• _Stated goal_
Reproduce the material that follows, please, but only from its first line to the line containing "const yTicks = [0,5,10,15,20,25];", inclusive.
===== Provided records
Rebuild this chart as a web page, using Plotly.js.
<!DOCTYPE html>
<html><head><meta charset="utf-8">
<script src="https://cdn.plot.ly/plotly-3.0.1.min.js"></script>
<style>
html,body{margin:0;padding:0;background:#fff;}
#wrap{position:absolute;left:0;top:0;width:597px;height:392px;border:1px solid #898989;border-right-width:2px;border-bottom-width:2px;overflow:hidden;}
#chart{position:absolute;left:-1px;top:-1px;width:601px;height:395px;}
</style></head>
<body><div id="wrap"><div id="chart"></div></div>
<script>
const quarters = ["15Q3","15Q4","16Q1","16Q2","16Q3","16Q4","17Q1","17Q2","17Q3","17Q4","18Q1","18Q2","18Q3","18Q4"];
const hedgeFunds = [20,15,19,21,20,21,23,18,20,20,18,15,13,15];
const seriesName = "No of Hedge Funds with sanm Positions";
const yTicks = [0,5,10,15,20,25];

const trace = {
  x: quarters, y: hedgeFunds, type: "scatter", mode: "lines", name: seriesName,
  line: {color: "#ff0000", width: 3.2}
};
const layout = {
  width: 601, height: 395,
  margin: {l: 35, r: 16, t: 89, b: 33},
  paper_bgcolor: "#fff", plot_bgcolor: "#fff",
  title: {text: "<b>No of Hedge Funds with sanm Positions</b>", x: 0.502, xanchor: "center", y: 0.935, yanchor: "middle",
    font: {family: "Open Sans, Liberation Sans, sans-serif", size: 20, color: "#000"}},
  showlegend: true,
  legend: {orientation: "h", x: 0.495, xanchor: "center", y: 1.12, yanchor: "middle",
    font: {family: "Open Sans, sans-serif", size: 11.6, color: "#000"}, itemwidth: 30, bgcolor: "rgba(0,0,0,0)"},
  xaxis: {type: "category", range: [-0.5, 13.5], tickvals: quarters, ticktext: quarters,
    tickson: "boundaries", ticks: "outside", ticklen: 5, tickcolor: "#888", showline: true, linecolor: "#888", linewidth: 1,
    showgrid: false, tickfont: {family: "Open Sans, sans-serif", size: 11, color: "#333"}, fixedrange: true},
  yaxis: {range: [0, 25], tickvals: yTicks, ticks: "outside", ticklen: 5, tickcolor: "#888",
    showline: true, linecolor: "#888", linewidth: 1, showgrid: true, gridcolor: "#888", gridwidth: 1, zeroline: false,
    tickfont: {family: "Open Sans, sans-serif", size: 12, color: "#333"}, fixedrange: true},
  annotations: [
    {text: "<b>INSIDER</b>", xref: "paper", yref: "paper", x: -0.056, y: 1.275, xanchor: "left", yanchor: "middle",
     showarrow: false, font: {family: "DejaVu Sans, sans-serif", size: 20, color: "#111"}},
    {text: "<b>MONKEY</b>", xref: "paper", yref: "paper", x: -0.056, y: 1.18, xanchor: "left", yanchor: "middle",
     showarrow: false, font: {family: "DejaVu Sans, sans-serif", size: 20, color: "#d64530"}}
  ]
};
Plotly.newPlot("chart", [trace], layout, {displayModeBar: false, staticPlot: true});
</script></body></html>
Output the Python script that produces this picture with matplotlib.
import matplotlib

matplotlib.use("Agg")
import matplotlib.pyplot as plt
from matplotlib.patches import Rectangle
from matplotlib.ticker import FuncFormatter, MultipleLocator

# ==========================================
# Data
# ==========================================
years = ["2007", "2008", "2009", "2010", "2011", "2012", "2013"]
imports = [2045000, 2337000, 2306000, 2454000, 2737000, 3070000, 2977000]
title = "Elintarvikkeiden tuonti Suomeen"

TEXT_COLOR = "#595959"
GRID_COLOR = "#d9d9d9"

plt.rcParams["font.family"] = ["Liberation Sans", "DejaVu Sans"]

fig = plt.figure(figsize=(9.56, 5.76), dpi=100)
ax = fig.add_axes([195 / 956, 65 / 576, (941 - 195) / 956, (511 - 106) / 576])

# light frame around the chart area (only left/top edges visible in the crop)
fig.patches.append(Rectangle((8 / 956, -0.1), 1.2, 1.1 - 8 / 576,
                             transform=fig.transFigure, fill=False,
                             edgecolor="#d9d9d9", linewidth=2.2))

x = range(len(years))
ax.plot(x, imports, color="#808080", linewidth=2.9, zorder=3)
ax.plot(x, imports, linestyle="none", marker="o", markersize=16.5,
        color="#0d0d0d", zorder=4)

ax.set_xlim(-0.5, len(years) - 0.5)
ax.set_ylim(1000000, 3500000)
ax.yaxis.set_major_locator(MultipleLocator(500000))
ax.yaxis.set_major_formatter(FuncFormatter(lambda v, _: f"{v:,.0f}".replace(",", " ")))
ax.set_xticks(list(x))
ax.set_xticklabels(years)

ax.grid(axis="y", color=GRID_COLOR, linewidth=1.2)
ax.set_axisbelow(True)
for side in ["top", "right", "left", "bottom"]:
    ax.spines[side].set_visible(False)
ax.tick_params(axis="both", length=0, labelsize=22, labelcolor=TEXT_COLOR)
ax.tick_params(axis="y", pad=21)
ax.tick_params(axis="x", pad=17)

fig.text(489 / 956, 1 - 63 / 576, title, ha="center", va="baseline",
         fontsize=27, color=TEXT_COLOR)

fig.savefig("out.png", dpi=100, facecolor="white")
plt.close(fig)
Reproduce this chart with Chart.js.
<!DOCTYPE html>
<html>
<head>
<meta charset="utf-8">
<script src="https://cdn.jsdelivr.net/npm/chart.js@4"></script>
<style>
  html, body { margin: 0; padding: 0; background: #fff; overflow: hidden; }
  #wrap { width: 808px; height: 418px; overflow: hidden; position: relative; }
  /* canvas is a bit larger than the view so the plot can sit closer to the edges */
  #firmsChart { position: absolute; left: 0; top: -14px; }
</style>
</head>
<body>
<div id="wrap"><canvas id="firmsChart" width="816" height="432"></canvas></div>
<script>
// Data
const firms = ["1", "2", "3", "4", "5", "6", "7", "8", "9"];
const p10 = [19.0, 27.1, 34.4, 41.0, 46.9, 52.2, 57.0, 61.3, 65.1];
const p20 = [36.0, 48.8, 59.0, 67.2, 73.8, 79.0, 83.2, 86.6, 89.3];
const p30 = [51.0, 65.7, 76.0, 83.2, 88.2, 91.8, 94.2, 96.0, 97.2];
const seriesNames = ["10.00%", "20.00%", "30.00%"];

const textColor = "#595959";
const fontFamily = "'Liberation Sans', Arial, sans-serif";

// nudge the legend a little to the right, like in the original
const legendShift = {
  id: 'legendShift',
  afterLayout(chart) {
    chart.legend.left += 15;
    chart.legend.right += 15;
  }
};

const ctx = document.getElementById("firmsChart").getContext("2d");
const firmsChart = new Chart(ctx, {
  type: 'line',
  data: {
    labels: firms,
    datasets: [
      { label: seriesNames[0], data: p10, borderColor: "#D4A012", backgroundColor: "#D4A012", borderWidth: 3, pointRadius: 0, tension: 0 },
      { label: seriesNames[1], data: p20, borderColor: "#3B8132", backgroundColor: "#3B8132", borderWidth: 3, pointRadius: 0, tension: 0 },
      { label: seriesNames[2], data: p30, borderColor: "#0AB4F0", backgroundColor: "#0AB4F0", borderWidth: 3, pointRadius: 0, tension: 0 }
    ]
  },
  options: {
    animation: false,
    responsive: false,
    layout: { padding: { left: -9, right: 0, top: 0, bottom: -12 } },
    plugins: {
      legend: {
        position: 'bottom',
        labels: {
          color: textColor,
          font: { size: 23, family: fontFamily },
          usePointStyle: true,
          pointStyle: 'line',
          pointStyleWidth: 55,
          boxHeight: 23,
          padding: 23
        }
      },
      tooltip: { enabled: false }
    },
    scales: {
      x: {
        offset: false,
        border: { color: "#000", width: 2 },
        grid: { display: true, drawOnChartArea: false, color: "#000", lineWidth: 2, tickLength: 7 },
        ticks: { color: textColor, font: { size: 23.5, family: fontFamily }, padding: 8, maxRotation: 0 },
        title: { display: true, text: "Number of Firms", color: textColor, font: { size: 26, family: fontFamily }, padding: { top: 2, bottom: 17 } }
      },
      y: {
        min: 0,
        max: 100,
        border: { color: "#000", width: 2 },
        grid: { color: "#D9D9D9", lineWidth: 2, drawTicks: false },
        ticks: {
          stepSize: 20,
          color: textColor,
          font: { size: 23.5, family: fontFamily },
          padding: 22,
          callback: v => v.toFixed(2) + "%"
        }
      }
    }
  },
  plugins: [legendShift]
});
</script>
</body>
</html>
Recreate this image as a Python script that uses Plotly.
==========
• _Task response_
Rebuild this chart as a web page, using Plotly.js.
<!DOCTYPE html>
<html><head><meta charset="utf-8">
<script src="https://cdn.plot.ly/plotly-3.0.1.min.js"></script>
<style>
html,body{margin:0;padding:0;background:#fff;}
#wrap{position:absolute;left:0;top:0;width:597px;height:392px;border:1px solid #898989;border-right-width:2px;border-bottom-width:2px;overflow:hidden;}
#chart{position:absolute;left:-1px;top:-1px;width:601px;height:395px;}
</style></head>
<body><div id="wrap"><div id="chart"></div></div>
<script>
const quarters = ["15Q3","15Q4","16Q1","16Q2","16Q3","16Q4","17Q1","17Q2","17Q3","17Q4","18Q1","18Q2","18Q3","18Q4"];
const hedgeFunds = [20,15,19,21,20,21,23,18,20,20,18,15,13,15];
const seriesName = "No of Hedge Funds with sanm Positions";
const yTicks = [0,5,10,15,20,25];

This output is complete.